Причем Филу приходилось иметь дело не только с катаплексией. Он описал один случай, произошедший с ним вскоре после развития нарколепсии. Фил и Ким отправились в поездку на двух машинах: Ким ехала впереди, а следом за ней – Фил с детьми. Он рассказал: «Я был в машине с детьми. Это был кабриолет, так что верх был откинут. А на светофоре я уснул. Дети разбудили меня со словами: „Папа! Папа! Зеленый!” – и я подумал: „Господи, вот это уже и правда странно”». По возвращении домой он рассказал Ким о случившемся, и она сразу же забрала у него ключи от машины.
Симптомы, с которыми столкнулся Фил, изменили его жизнь. Он стал изможденным, больше не мог водить машину, заботиться о детях или даже играть с ними, больше не мог в одиночку выходить из дома. Из человека, привыкшего быть звездой вечеринок, – спортивного, активного и успешного на работе, – он превратился в жалкую тень прежнего себя. «Мы знали, что Филу не грозит смерть. У него же не было какого-нибудь там рака или иного, от чего можно было бы умереть», – говорит Ким. Но после того как с формальностями для диагностики нарколепсии было покончено, мой пациент стал осознавать всю тяжесть сложившейся ситуации. «Эта болезнь лишает жизнь радости, – продолжала Ким. – Все, что доставляет удовольствие, радость, все приятные аспекты жизни стали из нашей жизни уходить, потому что Фил больше не мог этим заниматься».
Сразу же после постановки диагноза Фил начал принимать стимулирующий препарат, чтобы поддерживать бодрствующее состояние. Один из старых стимуляторов, «Амфетамин», дополнительно помогал и с катаплексией, однако Фил начал принимать «Модафинил», новый стимулятор, излюбленный готовящимися к экзаменам студентами, – его частенько заказывают по Интернету для учебы. С катаплексией никаких улучшений не произошло, на самом деле все стало еще хуже.
Стандартным лечением катаплексии является прием антидепрессантов, которые оказывают на мозг различные воздействия, в том числе увеличивают доступность серотонина, норадреналина и дофамина, а некоторые также снижают уровень ацетилхолина.
Точный механизм, благодаря которому антидепрессанты помогают при катаплексии, до конца не известен, однако стимуляция норадреналина увеличивает активность одного из ядер ствола головного мозга под названием голубое пятно, которое играет фундаментальную роль в поддержании мышечного тонуса.

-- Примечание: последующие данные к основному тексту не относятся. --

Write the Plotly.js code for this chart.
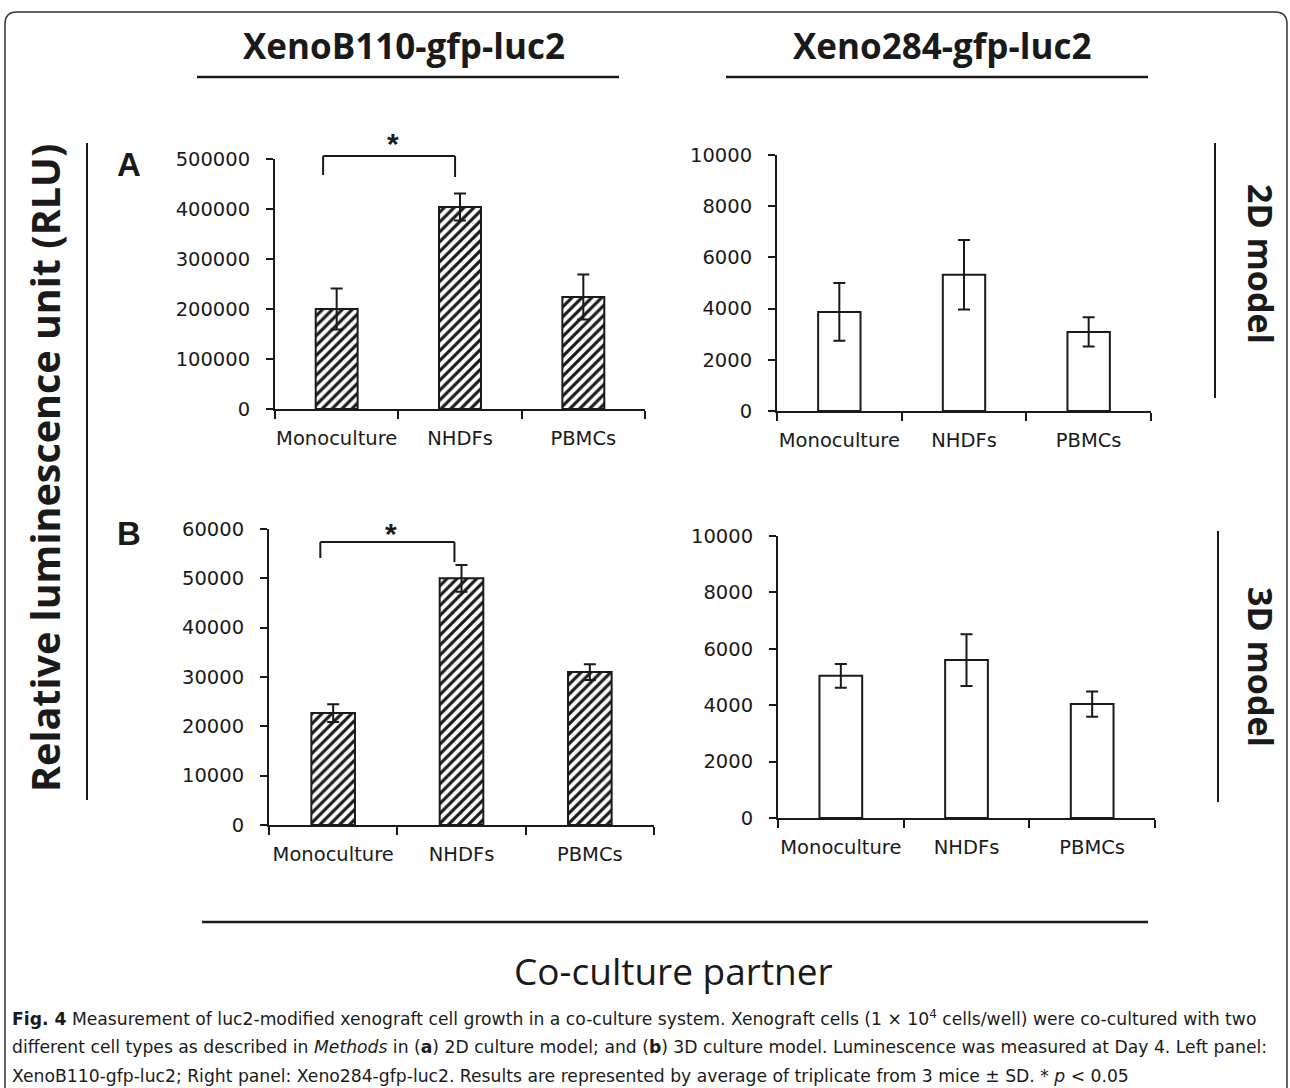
<!DOCTYPE html>
<html>
<head>
<meta charset="utf-8">
<script src="https://cdn.plot.ly/plotly-3.0.1.min.js"></script>
<style>
  html, body { margin: 0; padding: 0; background: #ffffff; }
  #chart { width: 1290px; height: 1088px; }
</style>
</head>
<body>
<div id="chart"></div>
<script>
// ---------------- data ----------------
const categories = ['Monoculture', 'NHDFs', 'PBMCs'];

// (A) 2D model
const xenoB110_2D = [200000, 404000, 224000];
const xenoB110_2D_sd = [41000, 27000, 45000];
const xeno284_2D = [3870, 5320, 3090];
const xeno284_2D_sd = [1130, 1360, 570];

// (B) 3D model
const xenoB110_3D = [22700, 50000, 31000];
const xenoB110_3D_sd = [1800, 2700, 1600];
const xeno284_3D = [5040, 5600, 4040];
const xeno284_3D_sd = [420, 920, 450];

// axis maxima / steps
const yMaxA1 = 500000, yStepA1 = 100000;
const yMaxA2 = 10000, yStepA2 = 2000;
const yMaxB1 = 60000, yStepB1 = 10000;
const yMaxB2 = 10000, yStepB2 = 2000;

const panelHeaders = ['XenoB110-gfp-luc2', 'Xeno284-gfp-luc2'];
const rowLabels = ['2D model', '3D model'];
const panelLetters = ['A', 'B'];
const yTitle = 'Relative luminescence unit (RLU)';
const xTitle = 'Co-culture partner';
const captionLines = [
  '<b>Fig. 4</b> Measurement of luc2-modified xenograft cell growth in a co-culture system. Xenograft cells (1 × 10<sup>4</sup> cells/well) were co-cultured with two',
  'different cell types as described in <i>Methods</i> in (<b>a</b>) 2D culture model; and (<b>b</b>) 3D culture model. Luminescence was measured at Day 4. Left panel:',
  'XenoB110-gfp-luc2; Right panel: Xeno284-gfp-luc2. Results are represented by average of triplicate from 3 mice ± SD. * <i>p</i> &lt; 0.05'
];

// ---------------- helpers ----------------
const W = 1290, H = 1088;
const px = x => x / W;
const py = y => 1 - y / H;
const INK = '#1a1a1a';
const tickFont = { family: 'DejaVu Sans, Verdana, sans-serif', size: 19.5, color: INK };

function xAxis(x0, x1, anchor) {
  return {
    domain: [px(x0), px(x1)], anchor: anchor, type: 'category', range: [-0.5, 2.5],
    showline: true, linecolor: INK, linewidth: 2,
    ticks: 'outside', tickson: 'boundaries', ticklen: 8, tickwidth: 2, tickcolor: INK,
    tickfont: tickFont, tickangle: 0, ticklabelstandoff: 11,
    showgrid: false, zeroline: false, fixedrange: true
  };
}
function yAxis(top, bottom, max, step, anchor) {
  return {
    domain: [py(bottom), py(top)], anchor: anchor, range: [0, max], tick0: 0, dtick: step,
    tickformat: 'd', showline: true, linecolor: INK, linewidth: 2,
    ticks: 'outside', ticklen: 7, tickwidth: 2, tickcolor: INK,
    tickfont: tickFont, ticklabelstandoff: 12,
    showgrid: false, zeroline: false, fixedrange: true
  };
}
function barTrace(vals, sd, xa, ya, hatched) {
  const marker = { color: 'white', line: { color: INK, width: 2 } };
  if (hatched) {
    marker.pattern = { shape: '/', fgcolor: INK, bgcolor: 'white', size: 7, solidity: 0.45, fillmode: 'replace' };
  }
  return {
    type: 'bar', x: categories, y: vals, xaxis: xa, yaxis: ya, width: 0.34,
    marker: marker,
    error_y: { type: 'data', array: sd, visible: true, color: INK, thickness: 2, width: 6 },
    hoverinfo: 'skip', showlegend: false
  };
}

const data = [
  barTrace(xenoB110_2D, xenoB110_2D_sd, 'x', 'y', true),
  barTrace(xeno284_2D, xeno284_2D_sd, 'x2', 'y2', false),
  barTrace(xenoB110_3D, xenoB110_3D_sd, 'x3', 'y3', true),
  barTrace(xeno284_3D, xeno284_3D_sd, 'x4', 'y4', false)
];

function hline(x0, x1, y, w) {
  return { type: 'line', xref: 'paper', yref: 'paper', x0: px(x0), x1: px(x1), y0: py(y), y1: py(y), line: { color: INK, width: w || 2 } };
}
function vline(x, y0, y1, w) {
  return { type: 'line', xref: 'paper', yref: 'paper', x0: px(x), x1: px(x), y0: py(y0), y1: py(y1), line: { color: INK, width: w || 2 } };
}
function bracket(xref, xl, xr, yTop, yLeftEnd, yRightEnd) {
  return [
    { type: 'line', xref: xref, yref: 'paper', x0: xl, x1: xr, y0: py(yTop), y1: py(yTop), line: { color: INK, width: 2 } },
    { type: 'line', xref: xref, yref: 'paper', x0: xl, x1: xl, y0: py(yTop), y1: py(yLeftEnd), line: { color: INK, width: 2 } },
    { type: 'line', xref: xref, yref: 'paper', x0: xr, x1: xr, y0: py(yTop), y1: py(yRightEnd), line: { color: INK, width: 2 } }
  ];
}

const framePath = 'M ' + px(5) + ',' + py(1120) +
  ' L ' + px(5) + ',' + py(24) +
  ' Q ' + px(5) + ',' + py(12) + ' ' + px(17) + ',' + py(12) +
  ' L ' + px(1275) + ',' + py(12) +
  ' Q ' + px(1287) + ',' + py(12) + ' ' + px(1287) + ',' + py(24) +
  ' L ' + px(1287) + ',' + py(1120);

const shapes = [
  { type: 'path', xref: 'paper', yref: 'paper', path: framePath, line: { color: '#333', width: 1.5 } },
  hline(197, 619, 77, 2.5),
  hline(726, 1148, 77, 2.5),
  vline(87, 143, 800),
  vline(1215, 143, 398),
  vline(1218, 531, 802),
  hline(202, 1148, 922, 2.5)
].concat(
  bracket('x', -0.11, 0.96, 156, 175, 177),
  bracket('x3', -0.10, 0.945, 542, 558, 562)
);

function txt(text, x, y, size, opts) {
  return Object.assign({
    text: text, xref: 'paper', yref: 'paper', x: px(x), y: py(y), showarrow: false,
    xanchor: 'center', yanchor: 'middle',
    font: { family: 'Open Sans, sans-serif', size: size, color: INK }
  }, opts || {});
}

const annotations = [
  txt('<b>' + panelHeaders[0] + '</b>', 404, 46, 35),
  txt('<b>' + panelHeaders[1] + '</b>', 942, 46, 35),
  txt('<b>' + yTitle + '</b>', 45, 468, 39.5, { textangle: -90 }),
  txt('<b>' + rowLabels[0] + '</b>', 1261, 264, 34, { textangle: 90 }),
  txt('<b>' + rowLabels[1] + '</b>', 1261, 667, 34, { textangle: 90 }),
  txt('<b>' + panelLetters[0] + '</b>', 129, 165, 33, { font: { family: 'Liberation Sans, Arial, sans-serif', size: 33, color: INK } }),
  txt('<b>' + panelLetters[1] + '</b>', 129, 533, 33, { font: { family: 'Liberation Sans, Arial, sans-serif', size: 33, color: INK } }),
  { text: '<b>*</b>', xref: 'x', yref: 'paper', x: 0.457, y: py(143), showarrow: false, xanchor: 'center', yanchor: 'middle',
    font: { family: 'Liberation Sans, Arial, sans-serif', size: 30, color: INK } },
  { text: '<b>*</b>', xref: 'x3', yref: 'paper', x: 0.45, y: py(533), showarrow: false, xanchor: 'center', yanchor: 'middle',
    font: { family: 'Liberation Sans, Arial, sans-serif', size: 30, color: INK } },
  txt(xTitle, 674, 970, 37)
].concat(captionLines.map((t, i) => txt(t, 10, [1018, 1047, 1076][i], 17.2, {
  xanchor: 'left', align: 'left',
  font: { family: 'DejaVu Sans, sans-serif', size: 17.2, color: INK }
})));

const layout = {
  width: W, height: H,
  margin: { l: 0, r: 0, t: 0, b: 0, pad: 0 },
  paper_bgcolor: 'white', plot_bgcolor: 'rgba(0,0,0,0)',
  showlegend: false, bargap: 0.66,
  xaxis: xAxis(275, 645, 'y'),
  yaxis: yAxis(159, 409, yMaxA1, yStepA1, 'x'),
  xaxis2: xAxis(777, 1151, 'y2'),
  yaxis2: yAxis(155, 411, yMaxA2, yStepA2, 'x2'),
  xaxis3: xAxis(269, 654, 'y3'),
  yaxis3: yAxis(529, 825, yMaxB1, yStepB1, 'x3'),
  xaxis4: xAxis(778, 1155, 'y4'),
  yaxis4: yAxis(536, 818, yMaxB2, yStepB2, 'x4'),
  shapes: shapes,
  annotations: annotations
};

Plotly.newPlot('chart', data, layout, { displayModeBar: false, staticPlot: true });
</script>
</body>
</html>
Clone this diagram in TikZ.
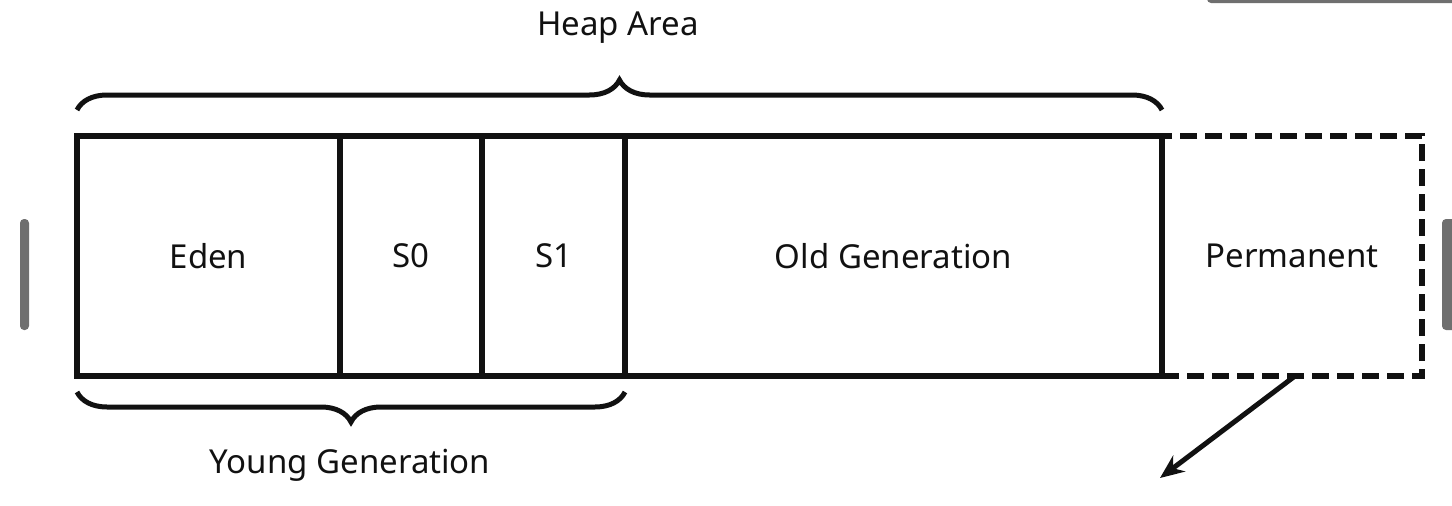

Катаплексия Фила, однако, была настолько тяжелой, что его неврологу удалось заручиться финансированием на более современный препарат – оксибутират натрия. Это лекарство принадлежит к той же группе, что и ГГБ (гамма-гидроксибутират) – уличный наркотик, которым еще пользовались культуристы, чтобы нарастить мышечную массу. В виде фармакологического препарата он стоит баснословных денег, из-за чего его сложно достать. Эта невероятно соленая жидкость пьется дважды за ночь и действует почти как анестетик, погружая человека в очень глубокий сон. Порой сон оказывается настолько крепким, что пациенты испытывают ночной энурез, оказавшись не в состоянии проснуться, чтобы опорожнить мочевой пузырь. Тем не менее зачастую этот препарат оказывается невероятно эффективным в лечении плохого сна ночью, сонливости днем, а также катаплексии у людей, страдающих нарколепсией. Точный механизм его работы до конца не изучен, хотя мы и знаем, что оксибутират натрия привязывается к рецепторам нейромедиатора под названием ГАМК (гамма-аминомасляная кислота), и ученые предположили, что голубое пятно мозга также находится под влиянием этого вещества. Есть теория, что оксибутират натрия делает голубое пятно невосприимчивым к сигналам миндалевидного тела, тем самым подавляя реакцию на эмоциональные триггеры.